## Task description
Repeat each entry exactly and drop the pictures.

## Records for the task

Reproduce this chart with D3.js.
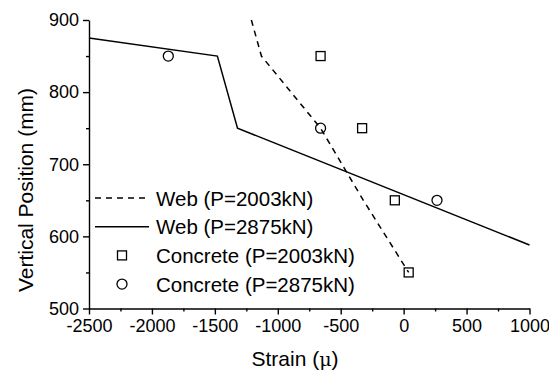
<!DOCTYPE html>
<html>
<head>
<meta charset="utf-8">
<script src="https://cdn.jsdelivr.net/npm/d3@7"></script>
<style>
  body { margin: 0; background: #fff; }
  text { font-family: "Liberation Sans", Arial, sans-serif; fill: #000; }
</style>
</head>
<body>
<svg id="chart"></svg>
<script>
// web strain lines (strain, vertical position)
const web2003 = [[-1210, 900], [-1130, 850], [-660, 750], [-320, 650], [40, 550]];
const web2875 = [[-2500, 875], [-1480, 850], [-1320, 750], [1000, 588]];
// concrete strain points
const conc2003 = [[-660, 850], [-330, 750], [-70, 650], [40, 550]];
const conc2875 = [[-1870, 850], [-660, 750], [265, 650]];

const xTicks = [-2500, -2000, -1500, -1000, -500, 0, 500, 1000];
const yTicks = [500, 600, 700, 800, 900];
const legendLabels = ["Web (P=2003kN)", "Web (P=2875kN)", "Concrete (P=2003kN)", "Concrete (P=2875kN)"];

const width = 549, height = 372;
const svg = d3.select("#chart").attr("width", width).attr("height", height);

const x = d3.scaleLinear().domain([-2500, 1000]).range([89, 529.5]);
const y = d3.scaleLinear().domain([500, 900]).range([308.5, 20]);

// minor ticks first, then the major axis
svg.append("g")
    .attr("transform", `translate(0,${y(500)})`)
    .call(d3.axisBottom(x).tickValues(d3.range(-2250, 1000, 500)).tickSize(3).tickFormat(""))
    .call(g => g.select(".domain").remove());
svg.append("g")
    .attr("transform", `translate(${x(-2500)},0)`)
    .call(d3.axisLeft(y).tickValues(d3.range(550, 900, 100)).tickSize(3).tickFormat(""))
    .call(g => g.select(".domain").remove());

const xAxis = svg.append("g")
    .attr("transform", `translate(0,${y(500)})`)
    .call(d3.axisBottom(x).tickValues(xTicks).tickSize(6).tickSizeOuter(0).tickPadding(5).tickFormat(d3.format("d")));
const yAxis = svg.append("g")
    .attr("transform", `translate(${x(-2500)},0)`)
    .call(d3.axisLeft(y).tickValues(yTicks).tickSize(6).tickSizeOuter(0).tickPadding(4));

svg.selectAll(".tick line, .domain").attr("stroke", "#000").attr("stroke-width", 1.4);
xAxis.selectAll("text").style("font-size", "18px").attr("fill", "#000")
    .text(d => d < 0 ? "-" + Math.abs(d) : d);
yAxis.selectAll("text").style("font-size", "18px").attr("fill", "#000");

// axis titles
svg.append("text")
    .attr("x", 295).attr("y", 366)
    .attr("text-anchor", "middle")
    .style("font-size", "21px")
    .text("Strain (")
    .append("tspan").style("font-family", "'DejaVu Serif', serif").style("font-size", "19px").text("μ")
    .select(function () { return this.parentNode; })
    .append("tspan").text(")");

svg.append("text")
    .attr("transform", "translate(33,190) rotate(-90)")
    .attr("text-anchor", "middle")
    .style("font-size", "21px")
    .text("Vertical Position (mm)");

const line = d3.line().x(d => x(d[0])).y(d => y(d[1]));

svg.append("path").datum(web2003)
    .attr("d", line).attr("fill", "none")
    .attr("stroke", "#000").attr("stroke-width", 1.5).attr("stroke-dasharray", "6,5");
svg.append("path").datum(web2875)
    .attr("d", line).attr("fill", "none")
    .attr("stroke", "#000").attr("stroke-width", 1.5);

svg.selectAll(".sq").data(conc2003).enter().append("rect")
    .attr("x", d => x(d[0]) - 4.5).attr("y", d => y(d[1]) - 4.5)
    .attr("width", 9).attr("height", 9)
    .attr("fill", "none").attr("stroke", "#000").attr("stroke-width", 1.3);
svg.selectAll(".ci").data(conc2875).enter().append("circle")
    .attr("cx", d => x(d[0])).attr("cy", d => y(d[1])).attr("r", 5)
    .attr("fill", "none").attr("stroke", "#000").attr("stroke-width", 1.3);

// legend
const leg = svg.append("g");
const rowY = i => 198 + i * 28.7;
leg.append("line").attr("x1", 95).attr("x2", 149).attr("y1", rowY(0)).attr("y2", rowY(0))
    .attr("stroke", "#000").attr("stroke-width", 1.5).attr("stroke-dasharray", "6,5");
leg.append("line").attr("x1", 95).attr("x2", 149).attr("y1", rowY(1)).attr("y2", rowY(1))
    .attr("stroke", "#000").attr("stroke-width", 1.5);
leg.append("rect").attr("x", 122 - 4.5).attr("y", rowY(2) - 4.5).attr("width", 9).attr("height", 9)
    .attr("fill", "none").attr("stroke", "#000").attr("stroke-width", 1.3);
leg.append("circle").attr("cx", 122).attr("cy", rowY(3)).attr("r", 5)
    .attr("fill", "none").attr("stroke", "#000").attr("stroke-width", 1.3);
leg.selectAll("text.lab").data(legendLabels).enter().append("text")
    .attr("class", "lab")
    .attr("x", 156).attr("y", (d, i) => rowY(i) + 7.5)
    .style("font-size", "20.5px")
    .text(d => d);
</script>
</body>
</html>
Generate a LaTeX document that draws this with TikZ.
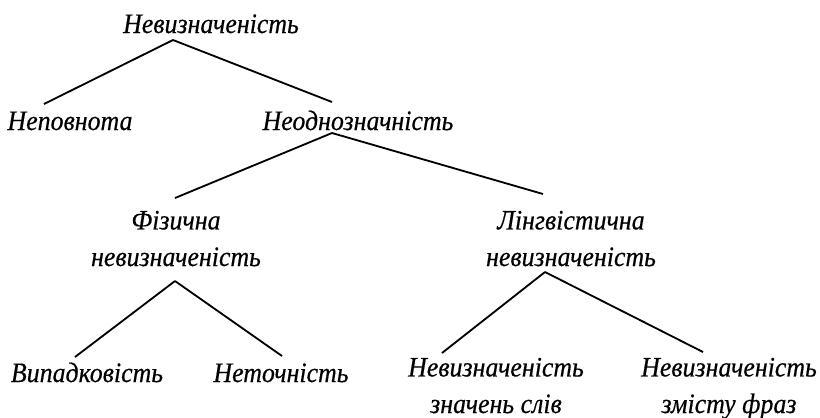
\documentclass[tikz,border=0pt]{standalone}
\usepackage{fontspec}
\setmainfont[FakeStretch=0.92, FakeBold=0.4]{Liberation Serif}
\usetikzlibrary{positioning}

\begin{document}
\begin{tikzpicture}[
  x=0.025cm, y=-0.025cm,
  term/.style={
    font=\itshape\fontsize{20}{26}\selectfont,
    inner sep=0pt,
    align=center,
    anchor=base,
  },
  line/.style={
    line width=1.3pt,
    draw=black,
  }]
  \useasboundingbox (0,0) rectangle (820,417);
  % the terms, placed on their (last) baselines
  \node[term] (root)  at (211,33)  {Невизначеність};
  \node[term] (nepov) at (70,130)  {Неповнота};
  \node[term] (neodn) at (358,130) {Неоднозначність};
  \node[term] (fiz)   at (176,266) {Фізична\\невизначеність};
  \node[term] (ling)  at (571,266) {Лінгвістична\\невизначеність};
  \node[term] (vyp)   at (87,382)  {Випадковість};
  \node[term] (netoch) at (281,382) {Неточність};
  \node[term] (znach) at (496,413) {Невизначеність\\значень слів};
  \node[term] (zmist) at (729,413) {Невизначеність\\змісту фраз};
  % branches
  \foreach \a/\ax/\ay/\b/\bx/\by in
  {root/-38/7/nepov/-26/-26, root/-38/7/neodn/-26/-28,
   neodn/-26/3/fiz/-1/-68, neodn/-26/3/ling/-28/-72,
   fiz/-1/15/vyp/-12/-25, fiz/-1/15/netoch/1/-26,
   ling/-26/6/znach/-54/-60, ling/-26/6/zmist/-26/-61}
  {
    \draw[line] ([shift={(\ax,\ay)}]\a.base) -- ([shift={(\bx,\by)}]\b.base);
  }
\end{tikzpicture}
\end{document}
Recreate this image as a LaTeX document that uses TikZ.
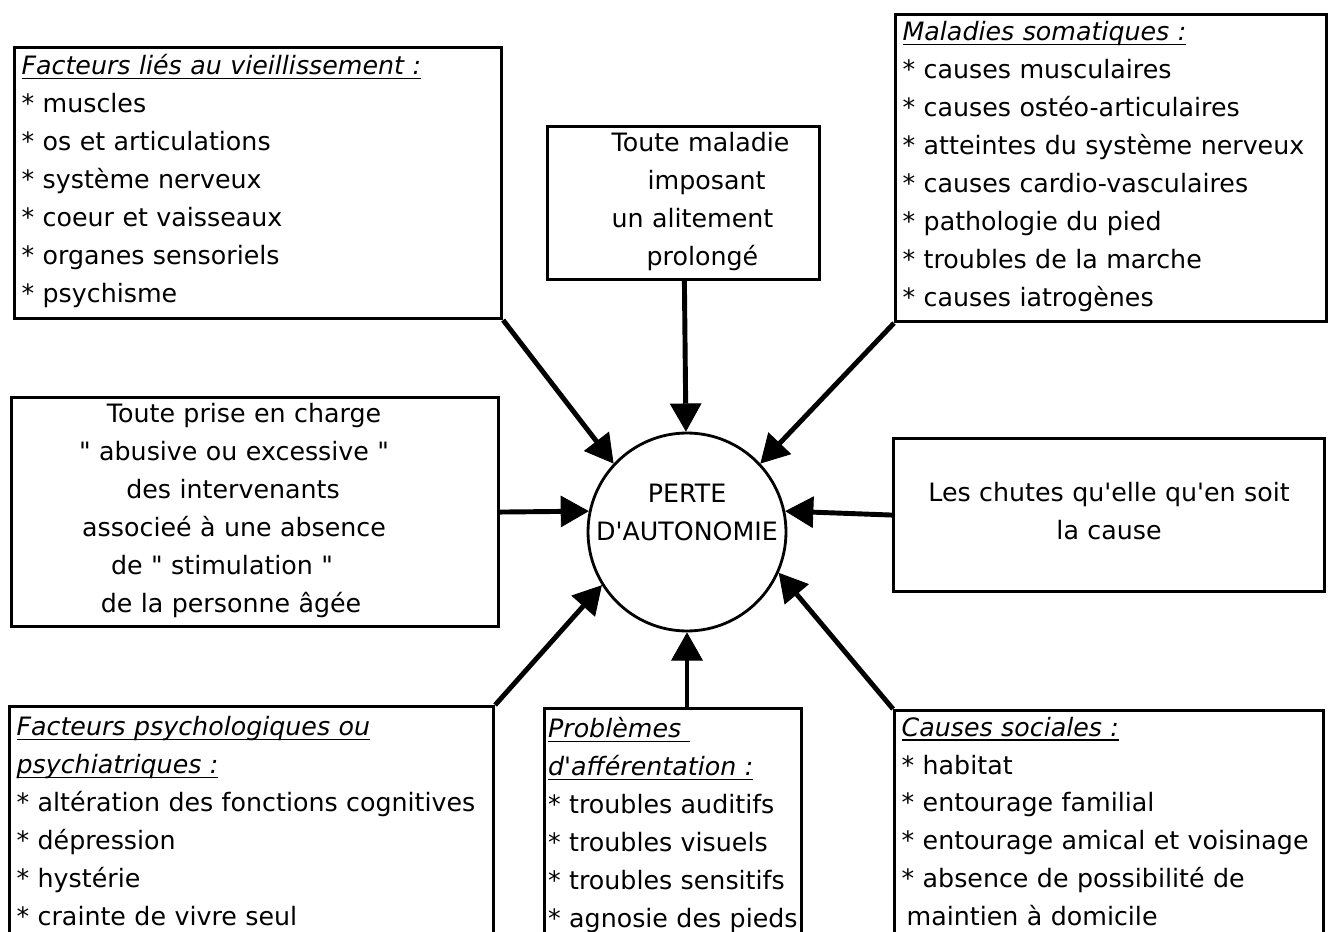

## Task result
Reproduce this chart with D3.js.
<!DOCTYPE html>
<html>
<head>
<meta charset="utf-8">
<script src="https://cdn.jsdelivr.net/npm/d3@7"></script>
<style>
  body { margin: 0; background: #fff; }
  text { font-family: "Liberation Sans", Arial, sans-serif; fill: #000; }
</style>
</head>
<body>
<svg id="chart"></svg>
<script>
// web strain lines (strain, vertical position)
const web2003 = [[-1210, 900], [-1130, 850], [-660, 750], [-320, 650], [40, 550]];
const web2875 = [[-2500, 875], [-1480, 850], [-1320, 750], [1000, 588]];
// concrete strain points
const conc2003 = [[-660, 850], [-330, 750], [-70, 650], [40, 550]];
const conc2875 = [[-1870, 850], [-660, 750], [265, 650]];

const xTicks = [-2500, -2000, -1500, -1000, -500, 0, 500, 1000];
const yTicks = [500, 600, 700, 800, 900];
const legendLabels = ["Web (P=2003kN)", "Web (P=2875kN)", "Concrete (P=2003kN)", "Concrete (P=2875kN)"];

const width = 549, height = 372;
const svg = d3.select("#chart").attr("width", width).attr("height", height);

const x = d3.scaleLinear().domain([-2500, 1000]).range([89, 529.5]);
const y = d3.scaleLinear().domain([500, 900]).range([308.5, 20]);

// minor ticks first, then the major axis
svg.append("g")
    .attr("transform", `translate(0,${y(500)})`)
    .call(d3.axisBottom(x).tickValues(d3.range(-2250, 1000, 500)).tickSize(3).tickFormat(""))
    .call(g => g.select(".domain").remove());
svg.append("g")
    .attr("transform", `translate(${x(-2500)},0)`)
    .call(d3.axisLeft(y).tickValues(d3.range(550, 900, 100)).tickSize(3).tickFormat(""))
    .call(g => g.select(".domain").remove());

const xAxis = svg.append("g")
    .attr("transform", `translate(0,${y(500)})`)
    .call(d3.axisBottom(x).tickValues(xTicks).tickSize(6).tickSizeOuter(0).tickPadding(5).tickFormat(d3.format("d")));
const yAxis = svg.append("g")
    .attr("transform", `translate(${x(-2500)},0)`)
    .call(d3.axisLeft(y).tickValues(yTicks).tickSize(6).tickSizeOuter(0).tickPadding(4));

svg.selectAll(".tick line, .domain").attr("stroke", "#000").attr("stroke-width", 1.4);
xAxis.selectAll("text").style("font-size", "18px").attr("fill", "#000")
    .text(d => d < 0 ? "-" + Math.abs(d) : d);
yAxis.selectAll("text").style("font-size", "18px").attr("fill", "#000");

// axis titles
svg.append("text")
    .attr("x", 295).attr("y", 366)
    .attr("text-anchor", "middle")
    .style("font-size", "21px")
    .text("Strain (")
    .append("tspan").style("font-family", "'DejaVu Serif', serif").style("font-size", "19px").text("μ")
    .select(function () { return this.parentNode; })
    .append("tspan").text(")");

svg.append("text")
    .attr("transform", "translate(33,190) rotate(-90)")
    .attr("text-anchor", "middle")
    .style("font-size", "21px")
    .text("Vertical Position (mm)");

const line = d3.line().x(d => x(d[0])).y(d => y(d[1]));

svg.append("path").datum(web2003)
    .attr("d", line).attr("fill", "none")
    .attr("stroke", "#000").attr("stroke-width", 1.5).attr("stroke-dasharray", "6,5");
svg.append("path").datum(web2875)
    .attr("d", line).attr("fill", "none")
    .attr("stroke", "#000").attr("stroke-width", 1.5);

svg.selectAll(".sq").data(conc2003).enter().append("rect")
    .attr("x", d => x(d[0]) - 4.5).attr("y", d => y(d[1]) - 4.5)
    .attr("width", 9).attr("height", 9)
    .attr("fill", "none").attr("stroke", "#000").attr("stroke-width", 1.3);
svg.selectAll(".ci").data(conc2875).enter().append("circle")
    .attr("cx", d => x(d[0])).attr("cy", d => y(d[1])).attr("r", 5)
    .attr("fill", "none").attr("stroke", "#000").attr("stroke-width", 1.3);

// legend
const leg = svg.append("g");
const rowY = i => 198 + i * 28.7;
leg.append("line").attr("x1", 95).attr("x2", 149).attr("y1", rowY(0)).attr("y2", rowY(0))
    .attr("stroke", "#000").attr("stroke-width", 1.5).attr("stroke-dasharray", "6,5");
leg.append("line").attr("x1", 95).attr("x2", 149).attr("y1", rowY(1)).attr("y2", rowY(1))
    .attr("stroke", "#000").attr("stroke-width", 1.5);
leg.append("rect").attr("x", 122 - 4.5).attr("y", rowY(2) - 4.5).attr("width", 9).attr("height", 9)
    .attr("fill", "none").attr("stroke", "#000").attr("stroke-width", 1.3);
leg.append("circle").attr("cx", 122).attr("cy", rowY(3)).attr("r", 5)
    .attr("fill", "none").attr("stroke", "#000").attr("stroke-width", 1.3);
leg.selectAll("text.lab").data(legendLabels).enter().append("text")
    .attr("class", "lab")
    .attr("x", 156).attr("y", (d, i) => rowY(i) + 7.5)
    .style("font-size", "20.5px")
    .text(d => d);
</script>
</body>
</html>
Generate a LaTeX document that draws this with TikZ.
\documentclass[tikz,border=0pt]{standalone}
\usepackage{fontspec}
\setmainfont[FakeStretch=0.92, FakeBold=0.4]{Liberation Serif}
\usetikzlibrary{positioning}

\begin{document}
\begin{tikzpicture}[
  x=0.025cm, y=-0.025cm,
  term/.style={
    font=\itshape\fontsize{20}{26}\selectfont,
    inner sep=0pt,
    align=center,
    anchor=base,
  },
  line/.style={
    line width=1.3pt,
    draw=black,
  }]
  \useasboundingbox (0,0) rectangle (820,417);
  % the terms, placed on their (last) baselines
  \node[term] (root)  at (211,33)  {Невизначеність};
  \node[term] (nepov) at (70,130)  {Неповнота};
  \node[term] (neodn) at (358,130) {Неоднозначність};
  \node[term] (fiz)   at (176,266) {Фізична\\невизначеність};
  \node[term] (ling)  at (571,266) {Лінгвістична\\невизначеність};
  \node[term] (vyp)   at (87,382)  {Випадковість};
  \node[term] (netoch) at (281,382) {Неточність};
  \node[term] (znach) at (496,413) {Невизначеність\\значень слів};
  \node[term] (zmist) at (729,413) {Невизначеність\\змісту фраз};
  % branches
  \foreach \a/\ax/\ay/\b/\bx/\by in
  {root/-38/7/nepov/-26/-26, root/-38/7/neodn/-26/-28,
   neodn/-26/3/fiz/-1/-68, neodn/-26/3/ling/-28/-72,
   fiz/-1/15/vyp/-12/-25, fiz/-1/15/netoch/1/-26,
   ling/-26/6/znach/-54/-60, ling/-26/6/zmist/-26/-61}
  {
    \draw[line] ([shift={(\ax,\ay)}]\a.base) -- ([shift={(\bx,\by)}]\b.base);
  }
\end{tikzpicture}
\end{document}
Recreate this image as a LaTeX document that uses TikZ.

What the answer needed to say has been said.